Qual è il ruolo degli istituti di ricerca del Dipartimento tecnologie innovative?
Per preparare il volo ho avuto un grande supporto anche da parte di alcuni colleghi del Dipartimento tecnologie innovative che ci tengo a ringraziare personalmente.
Insieme ad Alberto Vancheri dell’Istituto sistemi informativi e networking (ISIN) abbiamo iniziato a scrivere un modello di fluidodinamica computazionale basato sull’equazione di Boltzmann. Negli ultimi mesi si è inoltre aggiunto il gruppo di Luca Diviani dell’Istituto di ingegneria meccanica e tecnologia dei materiali (MEMTi) che, nel giro di 3-4 settimane, ha modificato la camera sperimentale per poter svolger più esperimenti.

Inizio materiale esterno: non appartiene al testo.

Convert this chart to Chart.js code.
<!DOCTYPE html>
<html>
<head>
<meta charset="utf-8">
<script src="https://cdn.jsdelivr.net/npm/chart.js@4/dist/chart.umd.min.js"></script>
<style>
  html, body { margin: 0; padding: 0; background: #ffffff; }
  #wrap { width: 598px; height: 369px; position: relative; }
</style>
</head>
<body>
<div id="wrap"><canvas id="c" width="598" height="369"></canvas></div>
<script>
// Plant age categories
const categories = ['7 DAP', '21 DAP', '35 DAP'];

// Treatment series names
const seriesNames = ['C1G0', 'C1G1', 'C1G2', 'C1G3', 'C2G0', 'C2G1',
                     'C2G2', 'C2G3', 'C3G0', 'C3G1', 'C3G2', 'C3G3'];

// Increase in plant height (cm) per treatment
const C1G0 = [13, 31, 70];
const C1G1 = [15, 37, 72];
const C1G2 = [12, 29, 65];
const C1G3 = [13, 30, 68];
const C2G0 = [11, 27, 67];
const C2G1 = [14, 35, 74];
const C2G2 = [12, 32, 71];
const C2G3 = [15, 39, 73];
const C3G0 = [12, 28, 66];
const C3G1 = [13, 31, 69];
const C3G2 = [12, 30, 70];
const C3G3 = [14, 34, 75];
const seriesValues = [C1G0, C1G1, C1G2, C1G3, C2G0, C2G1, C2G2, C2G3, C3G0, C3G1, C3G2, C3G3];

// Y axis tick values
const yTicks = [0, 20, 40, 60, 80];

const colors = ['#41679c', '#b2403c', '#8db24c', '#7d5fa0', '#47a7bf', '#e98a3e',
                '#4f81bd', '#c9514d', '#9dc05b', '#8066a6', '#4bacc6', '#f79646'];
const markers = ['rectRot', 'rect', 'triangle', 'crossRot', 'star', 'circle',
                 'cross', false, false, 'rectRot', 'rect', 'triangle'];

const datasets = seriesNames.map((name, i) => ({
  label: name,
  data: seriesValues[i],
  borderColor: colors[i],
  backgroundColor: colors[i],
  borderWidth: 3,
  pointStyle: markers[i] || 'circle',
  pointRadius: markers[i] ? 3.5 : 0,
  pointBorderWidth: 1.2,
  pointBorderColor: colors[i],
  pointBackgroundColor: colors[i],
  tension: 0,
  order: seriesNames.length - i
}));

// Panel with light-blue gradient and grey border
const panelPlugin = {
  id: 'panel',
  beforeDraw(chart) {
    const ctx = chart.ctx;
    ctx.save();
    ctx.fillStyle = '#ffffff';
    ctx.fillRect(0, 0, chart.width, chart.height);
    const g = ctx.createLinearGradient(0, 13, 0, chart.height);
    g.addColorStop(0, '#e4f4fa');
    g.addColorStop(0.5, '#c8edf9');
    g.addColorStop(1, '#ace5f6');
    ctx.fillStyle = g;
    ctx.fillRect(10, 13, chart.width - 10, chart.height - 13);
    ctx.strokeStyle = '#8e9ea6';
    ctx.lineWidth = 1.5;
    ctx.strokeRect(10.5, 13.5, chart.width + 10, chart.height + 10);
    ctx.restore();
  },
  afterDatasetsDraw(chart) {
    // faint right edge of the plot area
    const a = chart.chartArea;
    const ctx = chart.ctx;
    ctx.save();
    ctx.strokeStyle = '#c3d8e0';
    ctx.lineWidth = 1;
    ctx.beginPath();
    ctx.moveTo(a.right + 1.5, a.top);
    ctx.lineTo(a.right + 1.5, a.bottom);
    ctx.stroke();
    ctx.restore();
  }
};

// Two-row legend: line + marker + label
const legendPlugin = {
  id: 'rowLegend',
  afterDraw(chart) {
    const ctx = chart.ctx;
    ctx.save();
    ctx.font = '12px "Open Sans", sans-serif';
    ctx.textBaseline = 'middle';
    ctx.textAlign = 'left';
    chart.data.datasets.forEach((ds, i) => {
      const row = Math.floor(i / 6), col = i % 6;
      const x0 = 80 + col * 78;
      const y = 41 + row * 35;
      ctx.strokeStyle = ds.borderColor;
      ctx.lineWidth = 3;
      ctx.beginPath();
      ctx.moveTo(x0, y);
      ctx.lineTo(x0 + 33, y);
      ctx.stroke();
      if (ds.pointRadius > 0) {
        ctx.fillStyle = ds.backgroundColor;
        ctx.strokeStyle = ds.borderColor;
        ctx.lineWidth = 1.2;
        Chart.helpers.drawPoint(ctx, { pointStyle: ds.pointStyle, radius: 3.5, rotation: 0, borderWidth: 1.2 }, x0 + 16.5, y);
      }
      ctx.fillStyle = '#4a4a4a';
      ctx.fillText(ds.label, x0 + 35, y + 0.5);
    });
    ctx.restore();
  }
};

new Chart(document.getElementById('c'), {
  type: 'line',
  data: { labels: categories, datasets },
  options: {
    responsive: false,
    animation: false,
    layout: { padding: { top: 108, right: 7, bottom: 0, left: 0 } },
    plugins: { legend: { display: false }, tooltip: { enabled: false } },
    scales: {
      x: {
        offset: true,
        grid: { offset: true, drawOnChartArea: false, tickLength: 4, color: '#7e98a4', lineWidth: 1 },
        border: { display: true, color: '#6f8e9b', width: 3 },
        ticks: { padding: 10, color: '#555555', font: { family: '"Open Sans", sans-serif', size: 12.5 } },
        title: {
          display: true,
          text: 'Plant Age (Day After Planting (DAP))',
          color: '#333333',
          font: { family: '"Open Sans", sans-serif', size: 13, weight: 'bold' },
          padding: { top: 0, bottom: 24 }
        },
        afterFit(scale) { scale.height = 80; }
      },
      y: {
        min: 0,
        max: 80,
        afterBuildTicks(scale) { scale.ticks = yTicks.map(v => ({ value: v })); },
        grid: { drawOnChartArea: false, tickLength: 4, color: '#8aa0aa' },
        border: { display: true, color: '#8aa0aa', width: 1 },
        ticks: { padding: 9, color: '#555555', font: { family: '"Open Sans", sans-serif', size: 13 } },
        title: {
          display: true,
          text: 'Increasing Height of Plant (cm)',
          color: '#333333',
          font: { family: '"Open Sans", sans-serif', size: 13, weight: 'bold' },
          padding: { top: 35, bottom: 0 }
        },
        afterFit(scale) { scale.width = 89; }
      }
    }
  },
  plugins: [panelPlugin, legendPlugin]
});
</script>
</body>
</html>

In particolare voglio citare Andrea Marino, assistente Bachelor in formazione Master e mio ex allievo, che ha avuto un ruolo determinante. È bellissimo vedere la crescita di questi ragazzi e i numerosi traguardi che hanno già raggiunto!
Che cosa significa essere donna nella scienza e in questo progetto?
Lo scopo è far capire che si può fare, che ci sono degli esempi da seguire.
Pensiamo a Samantha Cristoforetti, a Rita Levi Montalcini, sono donne che hanno fatto cose incredibili. Ci sono tantissimi uomini che hanno fatto tantissime cose incredibili ma le donne nella scienza sono sempre rimaste indietro. La bellezza delle materie scientifiche, invece, dev’essere mostrata alle ragazze già da piccole: bisogna fornire esempi con regolarità, senza porsi alcun tipo di barriera, solo così si possono attivare importanti cambiamenti culturali!